I’m sick and tired of surveys. I’m tired of being interrupted at home or in my office by the caller who expects 5-10 minutes of my time as a reward for interrupting me. I am sick of being stopped mid-bite in chain restaurants to complete a 100 question survey. And I really hate being told by my car dealer: “We’d really appreciate if you could give us all 10s on the customer satisfaction survey you get.”

The problem with surveys is they are artificial. They do not allow a natural, open, two-way conversation with customers. And people tend to answer survey questions differently than they would offer the same opinions in a natural, unscripted conversation.

A better way is to encourage open and ongoing communication with your customers.

The best information about how to improve your organization comes from customers, if you engage them well. And to engage them well you need to have natural, ongoing conversations with them. You should make it easy and convenient for them to connect with you, on their terms.
This is why so many businesses fail. They make it difficult for their customers to tell them anything. They make customers work too hard to have any communication beyond the expected sales pitch (which isn’t really a conversation.)
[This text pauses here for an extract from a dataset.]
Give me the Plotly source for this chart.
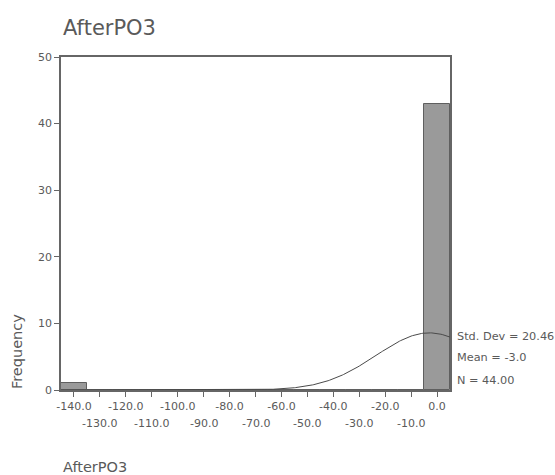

A successful business constantly gets answers to these questions:

1. What do you want?
2. How are we doing?
3. How can we improve?

They make it easy and convenient for customers to answer these questions. They have tools customers can use to reach out, like contact forms, help desk and user voice web applications, toll-free hotlines, even a suggestion box. These days it’s easier than ever to engage your customers in useful conversations that help you and them.

Smart companies listen to what their customers tell them. They remember it. They use the information they get. Then they close the communications loop so customers know their feedback is valued.

In our Web 2.0, social media world, customers are sharing their experiences and their opinions more than ever. Every single customer now has a megaphone they can use to tell the world what they think of our company.

If we make it easy and convenient for them to tell us, they will. If we don’t, they’ll tell everyone else.